Words get thrown around, one sinks in: recovery.

It’s a blimp in an ocean of doubt; it’s a word that suggests up, up and out!

What does it mean? Me being still the same person, still heavyhearted, fed up, strung out, it’s tangible yet it takes route and in the next few weeks, months, years, it’s bound to feel useless.

Recovery is less friends, less drinking and drugs, less low self-esteem…

Except recovery is also relapse and making an old mistake and the promises made to oneself that it wont happened again.  

It’s endless explaining to family and friends and starting sentences with “when you do that I feel” or “such and such makes me feel anxious.”

It’s being venerable to stigma in a way you were not before because now you have a diagnosis and the language that surrounds it.

It’s appointment after appointment, doctor, psych, therapy, new drugs, drug changes, drug side effects.

It’s moving back home.

It’s flashbacks and crying over people long gone.

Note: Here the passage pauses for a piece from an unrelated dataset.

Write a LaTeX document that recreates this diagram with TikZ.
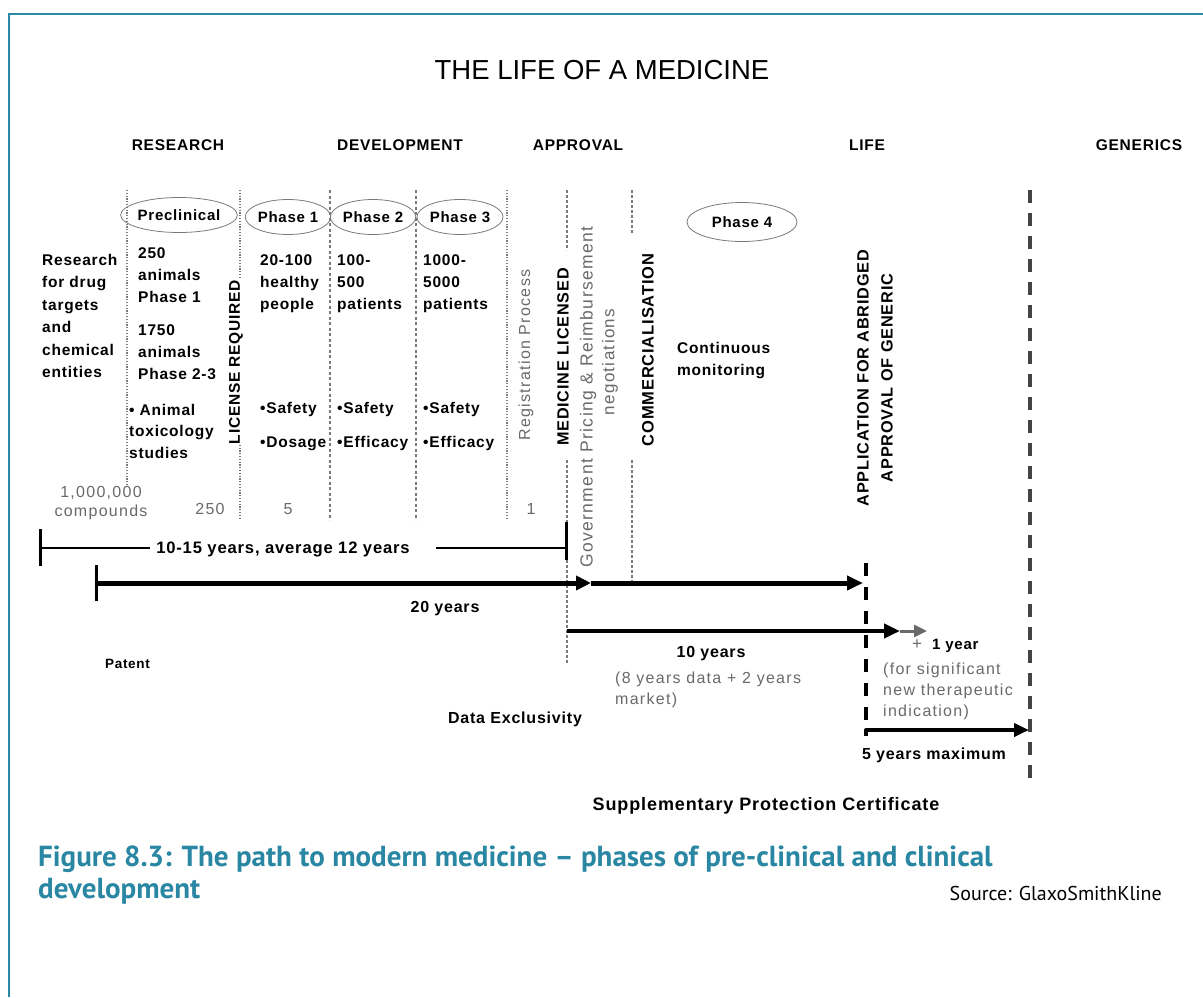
\documentclass[tikz,border=0pt]{standalone}
\usepackage{fontspec}
\setmainfont{Liberation Sans}
\newfontfamily\bodyfont[LetterSpace=5]{Liberation Sans}
\newfontfamily\greyfont[LetterSpace=8]{Liberation Sans}
\newfontfamily\capfont{PT Sans}
\usetikzlibrary{arrows.meta,shapes.geometric}
\definecolor{framec}{HTML}{2A8AA6}
\definecolor{captc}{HTML}{2A87A3}
\definecolor{txtgrey}{HTML}{6A6A6A}
\definecolor{linegrey}{HTML}{7A7A7A}
\definecolor{darkdash}{HTML}{444444}
\begin{document}
\begin{tikzpicture}[x=1pt,y=-1pt,
  bodytxt/.style={font=\bodyfont\bfseries\fontsize{15.5}{22.4}\selectfont, align=left, inner sep=0pt, anchor=north west},
  headtxt/.style={font=\bodyfont\bfseries\fontsize{15.5}{18}\selectfont, inner sep=0pt},
  greytxt/.style={font=\greyfont\fontsize{16}{21}\selectfont, text=txtgrey, align=left, inner sep=0pt},
  tltxt/.style={font=\bodyfont\bfseries\fontsize{16}{20}\selectfont, inner sep=0pt, anchor=base},
  vbold/.style={font=\bodyfont\bfseries\fontsize{15.5}{24}\selectfont, rotate=90, inner sep=0pt, align=center},
  vgrey/.style={font=\greyfont\fontsize{16}{22}\selectfont, text=txtgrey, rotate=90, inner sep=0pt},
  phase/.style={ellipse, draw=linegrey, line width=0.8pt, inner sep=0pt, font=\bodyfont\bfseries\fontsize{15}{18}\selectfont, minimum height=35pt},
  colsep/.style={draw=linegrey, line width=1.2pt, dash pattern=on 1.2pt off 1.6pt},
  coldash/.style={draw=linegrey, line width=1.2pt, dash pattern=on 3pt off 2.5pt},
  colthick/.style={draw=linegrey, line width=2.5pt, dash pattern=on 2.5pt off 2.5pt},
  bigtip/.style={-{Triangle[length=16pt,width=14pt]}},
]
\fill[white] (0,0) rectangle (1203,997);
\useasboundingbox (0,0) rectangle (1203,997);

% frame
\coordinate (fa) at (9,997);
\coordinate (fb) at (9,14);
\coordinate (fc) at (1203,14);
\draw[framec, line width=2.6pt] (fa) -- (fb) -- (fc);

% title and headers
\node[font=\fontsize{27.5}{32}\selectfont, inner sep=0pt] (title) at (602,70) {THE LIFE OF A MEDICINE};
\node[headtxt] (hres) at (178,145) {RESEARCH};
\node[headtxt] (hdev) at (400,145) {DEVELOPMENT};
\node[headtxt] (happ) at (578,145) {APPROVAL};
\node[headtxt] (hlife) at (867,145) {LIFE};
\node[headtxt] (hgen) at (1139,145) {GENERICS};

% column separators
\coordinate (s1t) at (127,190); \coordinate (s1b) at (127,486);
\coordinate (s2t) at (240,190); \coordinate (s2b) at (240,520);
\coordinate (s3t) at (330,190); \coordinate (s3b) at (330,520);
\coordinate (s4t) at (416,190); \coordinate (s4b) at (416,520);
\coordinate (s5t) at (507,190); \coordinate (s5b) at (507,520);
\draw[colsep] (s1t) -- (s1b);
\draw[colsep] (s2t) -- (s2b);
\draw[coldash] (s3t) -- (s3b);
\draw[coldash] (s4t) -- (s4b);
\draw[colsep] (s5t) -- (s5b);
\coordinate (mlt) at (567,190); \coordinate (mlm) at (567,250);
\coordinate (mln) at (567,460); \coordinate (mlb) at (567,663);
\draw[colthick] (mlt) -- (mlm);
\draw[colthick] (mln) -- (mlb);
\coordinate (cmt) at (632,190); \coordinate (cmm) at (632,233);
\coordinate (cmn) at (632,460); \coordinate (cmb) at (632,582);
\draw[colthick] (cmt) -- (cmm);
\draw[colthick] (cmn) -- (cmb);
\coordinate (gnt) at (1030,190); \coordinate (gnb) at (1030,780);
\draw[darkdash, line width=3.5pt, dash pattern=on 13pt off 10pt] (gnt) -- (gnb);

% phase ellipses
\node[phase, minimum width=102pt] (pre) at (179,215) {Preclinical};
\node[phase, minimum width=83pt] (ph1) at (288,217) {Phase 1};
\node[phase, minimum width=83pt] (ph2) at (373,217) {Phase 2};
\node[phase, minimum width=86pt] (ph3) at (460,217) {Phase 3};
\node[phase, minimum width=110pt, minimum height=39pt] (ph4) at (742,222) {Phase 4};

% column texts
\node[bodytxt] (research) at (42,254) {Research\\for drug\\targets\\and\\chemical\\entities};
\node[bodytxt] (a250) at (138,247) {250\\animals\\Phase 1};
\node[bodytxt] (a1750) at (138,324) {1750\\animals\\Phase 2-3};
\node[bodytxt, font=\bodyfont\bfseries\fontsize{15.5}{21.5}\selectfont] (tox) at (129,404) {\textbullet\ Animal\\toxicology\\studies};
\node[bodytxt] (p1txt) at (260,254) {20-100\\healthy\\people};
\node[bodytxt] (p2txt) at (337,254) {100-\\500\\patients};
\node[bodytxt] (p3txt) at (423,254) {1000-\\5000\\patients};
\node[bodytxt, font=\bodyfont\bfseries\fontsize{15.5}{34}\selectfont] (p1b) at (260,402) {\textbullet Safety\\\textbullet Dosage};
\node[bodytxt, font=\bodyfont\bfseries\fontsize{15.5}{34}\selectfont] (p2b) at (337,402) {\textbullet Safety\\\textbullet Efficacy};
\node[bodytxt, font=\bodyfont\bfseries\fontsize{15.5}{34}\selectfont] (p3b) at (423,402) {\textbullet Safety\\\textbullet Efficacy};
\node[bodytxt] (cont) at (677,342) {Continuous\\monitoring};

% rotated texts
\node[vbold, fill=white] (lic) at (236,362) {LICENSE REQUIRED};
\node[vgrey] (reg) at (526,355) {Registration Process};
\node[vbold, font=\bodyfont\bfseries\fontsize{16.2}{24}\selectfont] (medlic) at (563,357) {MEDICINE LICENSED};
\node[vgrey, font=\greyfont\fontsize{17.5}{22}\selectfont] (gov) at (588,397) {Government Pricing \& Reimbursement};
\node[vgrey, font=\greyfont\fontsize{17}{22}\selectfont] (neg) at (610,362) {negotiations};
\node[vbold, font=\bodyfont\bfseries\fontsize{16.5}{24}\selectfont] (comm) at (648,350) {COMMERCIALISATION};
\node[vbold, font=\bodyfont\bfseries\fontsize{16.3}{24}\selectfont] (abr) at (875,378) {APPLICATION FOR ABRIDGED\\APPROVAL OF GENERIC};

% counts
\node[greytxt, align=center, font=\greyfont\fontsize{16}{19}\selectfont] (mill) at (101,503) {1,000,000\\compounds};
\node[greytxt, anchor=base] (n250) at (210,514) {250};
\node[greytxt, anchor=base] (n5) at (288,514) {5};
\node[greytxt, anchor=base] (n1) at (531,514) {1};

% 10-15 years bar
\coordinate (ya) at (40,529); \coordinate (yb) at (40,566);
\coordinate (yl) at (40,548); \coordinate (ylm) at (150,548);
\coordinate (yrm) at (436,548); \coordinate (yr) at (566,548);
\coordinate (yc) at (566,522); \coordinate (yd) at (566,560);
\draw[line width=3pt] (ya) -- (yb);
\draw[line width=3pt] (yc) -- (yd);
\draw[line width=1.2pt] (yl) -- (ylm);
\draw[line width=1.2pt] (yrm) -- (yr);
\node[tltxt, font=\bodyfont\bfseries\fontsize{16.6}{20}\selectfont] (lbl1015) at (283,553.5) {10-15 years, average 12 years};

% 20 years patent arrow
\coordinate (pta) at (96,565); \coordinate (ptb) at (96,601);
\coordinate (p20a) at (96,583); \coordinate (p20m) at (591,583); \coordinate (p20b) at (863,583);
\draw[line width=3pt] (pta) -- (ptb);
\draw[line width=5pt, -{Triangle[length=15pt,width=14pt]}] (p20a) -- (p20m);
\draw[line width=5pt, bigtip] (p20m) -- (p20b);
\node[tltxt] (l20) at (445,612) {20 years};
\node[tltxt, anchor=base west, font=\bodyfont\bfseries\fontsize{13.5}{16}\selectfont] (patent) at (105,668) {Patent};

% 10 years data exclusivity arrow
\coordinate (p10a) at (567,631); \coordinate (p10b) at (900,631); \coordinate (p10g) at (927,631);
\draw[line width=4.5pt, bigtip] (p10a) -- (p10b);
\draw[txtgrey, line width=3pt, -{Triangle[length=13pt,width=12pt]}] (p10b) -- (p10g);
\node[tltxt] (l10) at (711,657) {10 years};
\node[greytxt, anchor=north west] (l10b) at (615,672) {(8 years data + 2 years\\market)};
\node[tltxt] (dex) at (515,723) {Data Exclusivity};
\node[tltxt, anchor=base west, font=\bodyfont\bfseries\fontsize{15}{20}\selectfont] (plus1) at (912,649) {{\color{txtgrey}\fontsize{17}{20}\selectfont\mdseries+}\hspace{10pt}1 year};
\node[greytxt, anchor=north west] (sig) at (883,663) {(for significant\\new therapeutic\\indication)};

% abridged approval line and SPC arrow
\coordinate (aa) at (866,563); \coordinate (ab) at (866,736);
\draw[line width=4pt, dash pattern=on 13pt off 11pt] (aa) -- (ab);
\coordinate (s5a) at (866,730); \coordinate (s5b) at (1029,730);
\draw[line width=4pt, line cap=round, -{Triangle[length=15pt,width=13pt]}] (s5a) -- (s5b);
\node[tltxt] (l5) at (934,759) {5 years maximum};
\node[tltxt, font=\bodyfont\bfseries\fontsize{18}{22}\selectfont] (spc) at (766,810) {Supplementary Protection Certificate};

% caption
\node[font=\capfont\bfseries\fontsize{29}{32}\selectfont, text=captc, align=left, inner sep=0pt, anchor=north west] (cap) at (38,846) {Figure 8.3: The path to modern medicine – phases of pre-clinical and clinical\\development};
\node[font=\capfont\fontsize{20}{24}\selectfont, inner sep=0pt, anchor=base east] (src) at (1162,900) {Source: GlaxoSmithKline};
\end{tikzpicture}
\end{document}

It’s memories that live in muscle.

It’s nature vs. nurture with you as it’s tester.

It’s harm prevention weighed up next to a shot glass, it’s knowing now all things pass, but still sinking so low that you sometimes forget it.

It’s new boundaries and wondering was I too soft, was I too firm, should I just give in?

As time goes on there is growth and self-improvement, there are techniques to calm nerves, to help with sleep and how best to eat and the tireless observing and recording of one’s triggers and warnings.

Recovery is a trigger in itself because it exposes and strips back the ways which we coping, forcing us to face the music.

My unhealthy coping mechanisms, I miss them, they did the job, I could use them so well to avoid really seeing myself.  

Self-sabotage is short-term problem solving with the side effect of suffering.

Solving problems in the long run is daunting and difficult, so I take my hat of to those who are trying it.